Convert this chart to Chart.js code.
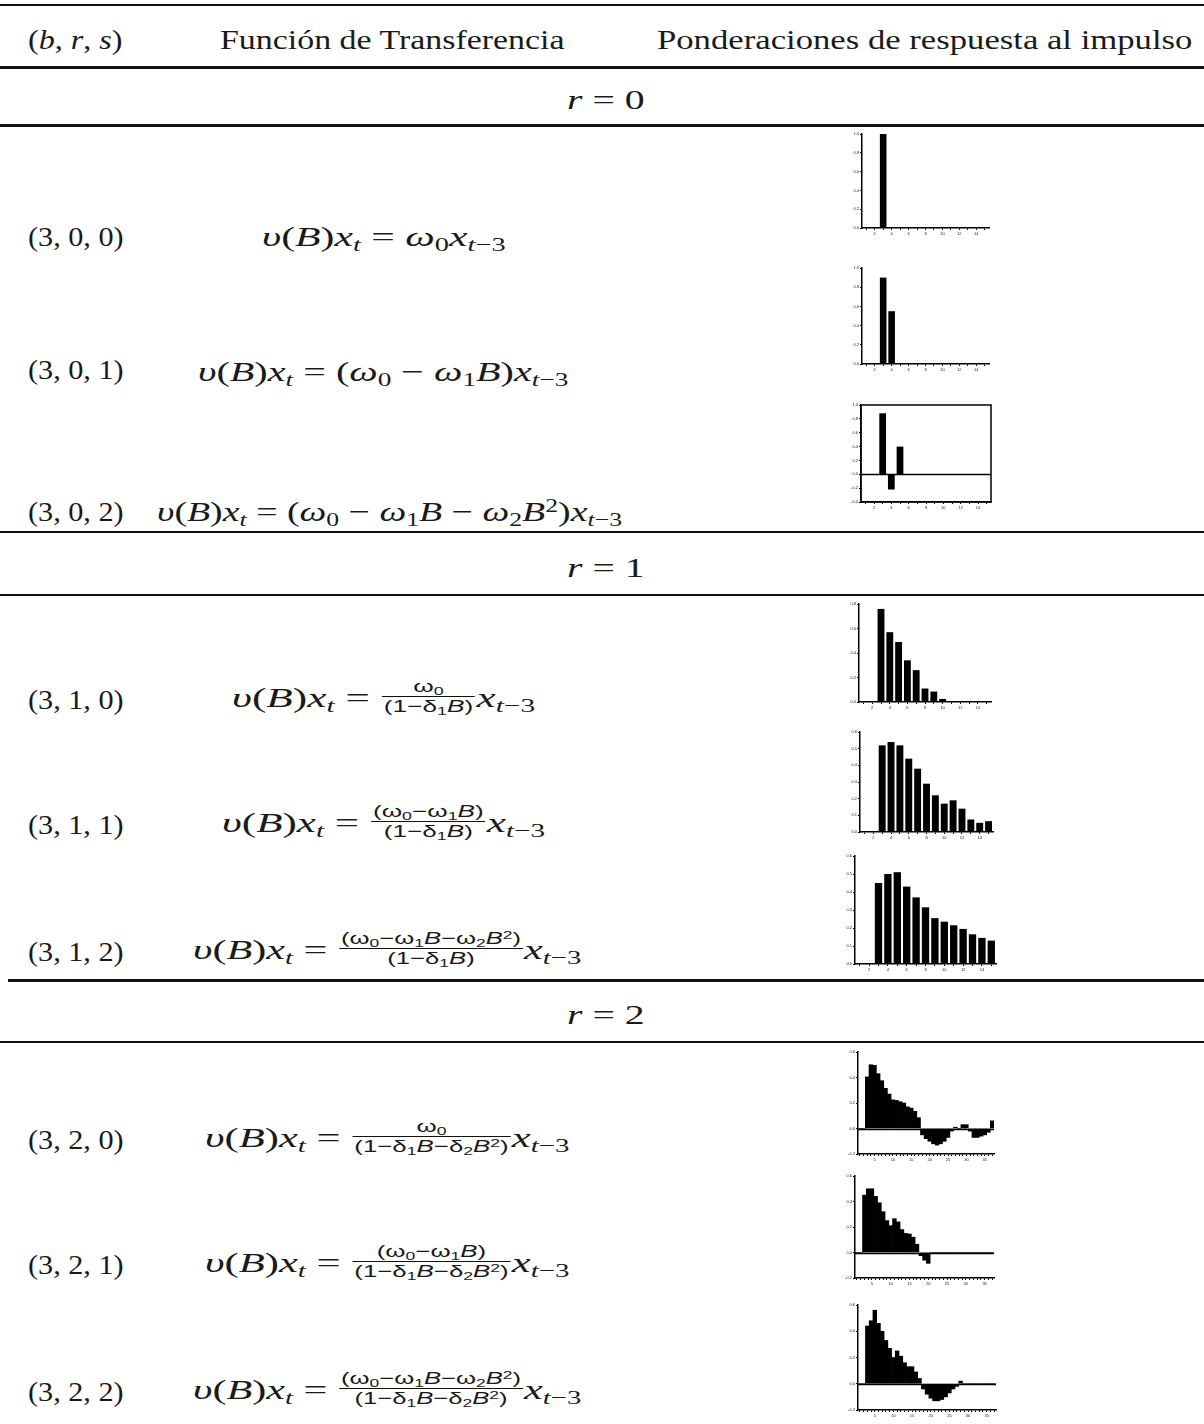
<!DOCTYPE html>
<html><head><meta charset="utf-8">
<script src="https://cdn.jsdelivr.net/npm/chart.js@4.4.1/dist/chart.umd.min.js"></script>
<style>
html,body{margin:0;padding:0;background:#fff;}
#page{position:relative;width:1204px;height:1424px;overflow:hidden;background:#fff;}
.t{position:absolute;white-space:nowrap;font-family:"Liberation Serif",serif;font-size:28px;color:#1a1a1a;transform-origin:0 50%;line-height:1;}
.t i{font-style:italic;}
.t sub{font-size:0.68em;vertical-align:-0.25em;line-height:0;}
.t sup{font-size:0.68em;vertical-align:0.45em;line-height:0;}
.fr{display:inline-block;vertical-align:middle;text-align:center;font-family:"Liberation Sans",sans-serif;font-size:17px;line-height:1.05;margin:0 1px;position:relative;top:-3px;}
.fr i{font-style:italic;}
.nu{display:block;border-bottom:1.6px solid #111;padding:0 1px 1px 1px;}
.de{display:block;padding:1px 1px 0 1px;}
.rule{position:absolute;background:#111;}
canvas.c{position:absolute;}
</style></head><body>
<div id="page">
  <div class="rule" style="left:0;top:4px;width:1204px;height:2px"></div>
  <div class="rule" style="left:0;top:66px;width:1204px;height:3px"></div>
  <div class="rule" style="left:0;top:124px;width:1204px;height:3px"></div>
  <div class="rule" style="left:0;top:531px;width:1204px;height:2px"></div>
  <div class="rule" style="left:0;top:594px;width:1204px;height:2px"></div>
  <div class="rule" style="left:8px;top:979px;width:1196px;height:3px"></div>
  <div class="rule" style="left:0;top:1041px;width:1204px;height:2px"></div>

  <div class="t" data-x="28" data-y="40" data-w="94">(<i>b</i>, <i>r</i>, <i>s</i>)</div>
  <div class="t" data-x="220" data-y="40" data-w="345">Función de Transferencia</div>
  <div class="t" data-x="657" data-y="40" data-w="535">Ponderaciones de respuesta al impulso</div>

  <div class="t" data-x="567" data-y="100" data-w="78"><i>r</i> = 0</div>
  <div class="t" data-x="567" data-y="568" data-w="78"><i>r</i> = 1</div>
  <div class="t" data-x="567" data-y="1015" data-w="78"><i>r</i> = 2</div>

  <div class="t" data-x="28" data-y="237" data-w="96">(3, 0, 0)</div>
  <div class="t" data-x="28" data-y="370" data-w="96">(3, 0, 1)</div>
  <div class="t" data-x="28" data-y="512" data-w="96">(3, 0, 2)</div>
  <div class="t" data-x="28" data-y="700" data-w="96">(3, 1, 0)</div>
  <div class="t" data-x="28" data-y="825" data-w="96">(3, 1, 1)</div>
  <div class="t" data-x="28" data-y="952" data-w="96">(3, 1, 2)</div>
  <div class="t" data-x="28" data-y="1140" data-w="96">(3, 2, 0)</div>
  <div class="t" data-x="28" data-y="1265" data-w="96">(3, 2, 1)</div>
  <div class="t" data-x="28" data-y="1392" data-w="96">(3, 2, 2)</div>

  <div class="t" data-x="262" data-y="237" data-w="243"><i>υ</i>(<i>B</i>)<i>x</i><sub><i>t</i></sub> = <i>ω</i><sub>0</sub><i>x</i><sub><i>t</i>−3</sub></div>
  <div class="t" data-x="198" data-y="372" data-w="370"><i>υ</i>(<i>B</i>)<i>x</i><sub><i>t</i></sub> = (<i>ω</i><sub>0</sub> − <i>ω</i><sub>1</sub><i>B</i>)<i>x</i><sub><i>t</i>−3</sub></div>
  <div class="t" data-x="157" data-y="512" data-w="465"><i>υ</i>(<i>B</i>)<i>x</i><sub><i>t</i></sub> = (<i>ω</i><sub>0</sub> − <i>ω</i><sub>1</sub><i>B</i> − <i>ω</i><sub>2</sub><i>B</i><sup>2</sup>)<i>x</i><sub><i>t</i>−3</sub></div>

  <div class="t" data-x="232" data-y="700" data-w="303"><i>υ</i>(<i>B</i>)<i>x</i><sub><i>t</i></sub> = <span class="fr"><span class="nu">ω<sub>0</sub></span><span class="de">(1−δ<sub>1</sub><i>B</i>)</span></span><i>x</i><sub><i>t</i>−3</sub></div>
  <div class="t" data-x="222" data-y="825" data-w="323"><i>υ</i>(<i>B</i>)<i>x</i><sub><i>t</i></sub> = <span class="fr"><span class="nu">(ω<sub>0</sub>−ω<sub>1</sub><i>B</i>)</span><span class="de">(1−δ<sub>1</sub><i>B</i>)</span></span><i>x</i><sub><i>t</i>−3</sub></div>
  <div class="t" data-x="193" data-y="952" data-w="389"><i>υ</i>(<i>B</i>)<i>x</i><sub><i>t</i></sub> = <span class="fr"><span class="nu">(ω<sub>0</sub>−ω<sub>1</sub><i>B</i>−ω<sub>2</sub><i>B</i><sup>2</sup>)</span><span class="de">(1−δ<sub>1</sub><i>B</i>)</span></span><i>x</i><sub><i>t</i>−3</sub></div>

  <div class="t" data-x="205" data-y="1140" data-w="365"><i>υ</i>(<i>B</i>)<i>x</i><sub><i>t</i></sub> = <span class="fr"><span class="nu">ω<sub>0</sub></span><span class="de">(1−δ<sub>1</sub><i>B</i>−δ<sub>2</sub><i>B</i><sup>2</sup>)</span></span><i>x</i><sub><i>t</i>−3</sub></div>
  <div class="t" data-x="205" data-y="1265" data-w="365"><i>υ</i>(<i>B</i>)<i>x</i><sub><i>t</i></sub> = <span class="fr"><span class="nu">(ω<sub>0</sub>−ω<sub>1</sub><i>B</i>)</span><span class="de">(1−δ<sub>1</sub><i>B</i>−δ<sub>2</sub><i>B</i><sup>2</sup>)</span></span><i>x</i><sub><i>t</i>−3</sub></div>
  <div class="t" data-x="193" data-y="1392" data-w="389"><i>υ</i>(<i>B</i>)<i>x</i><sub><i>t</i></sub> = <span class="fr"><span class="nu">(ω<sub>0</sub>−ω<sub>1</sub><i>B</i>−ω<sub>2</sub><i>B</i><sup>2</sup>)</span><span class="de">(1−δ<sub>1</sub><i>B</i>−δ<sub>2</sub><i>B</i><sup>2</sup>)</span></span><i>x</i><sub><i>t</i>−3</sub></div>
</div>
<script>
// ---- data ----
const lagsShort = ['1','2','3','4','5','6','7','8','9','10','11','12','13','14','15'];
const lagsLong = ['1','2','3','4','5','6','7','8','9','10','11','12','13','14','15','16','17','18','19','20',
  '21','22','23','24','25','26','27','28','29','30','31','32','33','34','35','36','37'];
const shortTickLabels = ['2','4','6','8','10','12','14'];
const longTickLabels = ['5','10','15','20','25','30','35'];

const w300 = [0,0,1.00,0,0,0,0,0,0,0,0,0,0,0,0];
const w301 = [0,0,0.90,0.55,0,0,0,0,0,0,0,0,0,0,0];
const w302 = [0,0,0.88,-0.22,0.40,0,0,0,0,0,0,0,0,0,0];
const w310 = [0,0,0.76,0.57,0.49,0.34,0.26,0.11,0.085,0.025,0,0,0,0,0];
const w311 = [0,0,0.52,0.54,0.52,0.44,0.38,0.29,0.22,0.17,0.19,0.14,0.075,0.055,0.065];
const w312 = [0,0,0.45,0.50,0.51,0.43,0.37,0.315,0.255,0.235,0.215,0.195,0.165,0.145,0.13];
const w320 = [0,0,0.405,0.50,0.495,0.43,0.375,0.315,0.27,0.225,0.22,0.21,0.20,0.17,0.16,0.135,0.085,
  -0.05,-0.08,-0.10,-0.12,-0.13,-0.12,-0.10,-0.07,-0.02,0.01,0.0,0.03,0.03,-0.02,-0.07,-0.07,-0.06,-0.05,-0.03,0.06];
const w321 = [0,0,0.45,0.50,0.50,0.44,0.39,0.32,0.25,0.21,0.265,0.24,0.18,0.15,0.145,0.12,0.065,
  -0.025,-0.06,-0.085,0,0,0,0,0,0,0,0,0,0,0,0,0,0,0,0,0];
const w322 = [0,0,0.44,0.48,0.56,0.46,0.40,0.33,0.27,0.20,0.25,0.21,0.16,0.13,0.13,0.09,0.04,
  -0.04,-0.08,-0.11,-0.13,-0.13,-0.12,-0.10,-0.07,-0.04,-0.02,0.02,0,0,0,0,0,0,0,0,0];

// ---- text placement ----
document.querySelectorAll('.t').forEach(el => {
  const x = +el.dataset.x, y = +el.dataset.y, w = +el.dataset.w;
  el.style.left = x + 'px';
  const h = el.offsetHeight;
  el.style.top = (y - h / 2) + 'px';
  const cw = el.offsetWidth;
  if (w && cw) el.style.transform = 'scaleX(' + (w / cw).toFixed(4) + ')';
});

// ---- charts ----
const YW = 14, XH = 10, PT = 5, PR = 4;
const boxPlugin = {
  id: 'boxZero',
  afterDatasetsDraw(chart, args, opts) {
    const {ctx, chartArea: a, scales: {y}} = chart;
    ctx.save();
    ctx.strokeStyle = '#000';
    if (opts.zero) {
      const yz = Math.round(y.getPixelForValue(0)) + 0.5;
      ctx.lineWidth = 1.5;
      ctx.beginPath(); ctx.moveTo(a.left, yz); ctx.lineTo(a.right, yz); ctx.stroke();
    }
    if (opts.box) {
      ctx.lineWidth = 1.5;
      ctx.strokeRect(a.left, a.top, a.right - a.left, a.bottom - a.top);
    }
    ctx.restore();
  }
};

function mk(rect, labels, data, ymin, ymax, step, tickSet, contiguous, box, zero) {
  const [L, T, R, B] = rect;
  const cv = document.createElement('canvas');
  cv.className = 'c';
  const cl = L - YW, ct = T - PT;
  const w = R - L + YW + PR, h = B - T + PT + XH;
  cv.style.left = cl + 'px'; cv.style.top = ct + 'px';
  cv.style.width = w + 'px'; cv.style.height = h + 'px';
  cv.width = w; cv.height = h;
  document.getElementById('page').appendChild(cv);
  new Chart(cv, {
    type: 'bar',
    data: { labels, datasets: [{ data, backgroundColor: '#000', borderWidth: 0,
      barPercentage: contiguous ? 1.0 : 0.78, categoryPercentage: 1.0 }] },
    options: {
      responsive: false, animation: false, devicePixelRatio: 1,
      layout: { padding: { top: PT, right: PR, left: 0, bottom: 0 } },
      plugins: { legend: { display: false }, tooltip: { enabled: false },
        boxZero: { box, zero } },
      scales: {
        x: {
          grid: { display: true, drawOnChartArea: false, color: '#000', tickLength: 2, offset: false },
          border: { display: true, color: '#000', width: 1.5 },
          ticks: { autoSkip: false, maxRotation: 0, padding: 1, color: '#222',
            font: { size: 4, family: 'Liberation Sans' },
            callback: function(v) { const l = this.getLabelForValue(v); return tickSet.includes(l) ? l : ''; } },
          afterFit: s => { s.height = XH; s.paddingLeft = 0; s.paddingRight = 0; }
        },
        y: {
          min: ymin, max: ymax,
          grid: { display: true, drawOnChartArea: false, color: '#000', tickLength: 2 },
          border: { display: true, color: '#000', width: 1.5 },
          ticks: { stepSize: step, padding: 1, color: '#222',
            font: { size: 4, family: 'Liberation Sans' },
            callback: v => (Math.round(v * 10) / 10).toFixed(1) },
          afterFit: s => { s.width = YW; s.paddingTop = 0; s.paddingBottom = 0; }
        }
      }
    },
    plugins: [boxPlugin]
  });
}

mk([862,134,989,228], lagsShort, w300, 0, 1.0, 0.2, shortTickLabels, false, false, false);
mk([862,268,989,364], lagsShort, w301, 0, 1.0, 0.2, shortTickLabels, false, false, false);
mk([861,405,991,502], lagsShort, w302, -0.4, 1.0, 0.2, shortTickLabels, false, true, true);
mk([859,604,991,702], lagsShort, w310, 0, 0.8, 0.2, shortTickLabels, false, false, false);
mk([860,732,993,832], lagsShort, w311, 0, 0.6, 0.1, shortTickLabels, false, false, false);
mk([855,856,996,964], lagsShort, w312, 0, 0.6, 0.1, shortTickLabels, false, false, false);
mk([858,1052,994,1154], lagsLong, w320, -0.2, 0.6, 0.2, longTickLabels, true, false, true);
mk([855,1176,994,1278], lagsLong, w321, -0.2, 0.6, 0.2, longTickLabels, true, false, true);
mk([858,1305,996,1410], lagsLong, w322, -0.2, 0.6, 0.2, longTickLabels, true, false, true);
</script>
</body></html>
__________
## WHAT YOU SHOULD DO
Using the material above, copy every line in which the string "this" occurs.

## EXPECTED ANSWER
Convert this chart to Chart.js code.
            callback: function(v) { const l = this.getLabelForValue(v); return tickSet.includes(l) ? l : ''; } },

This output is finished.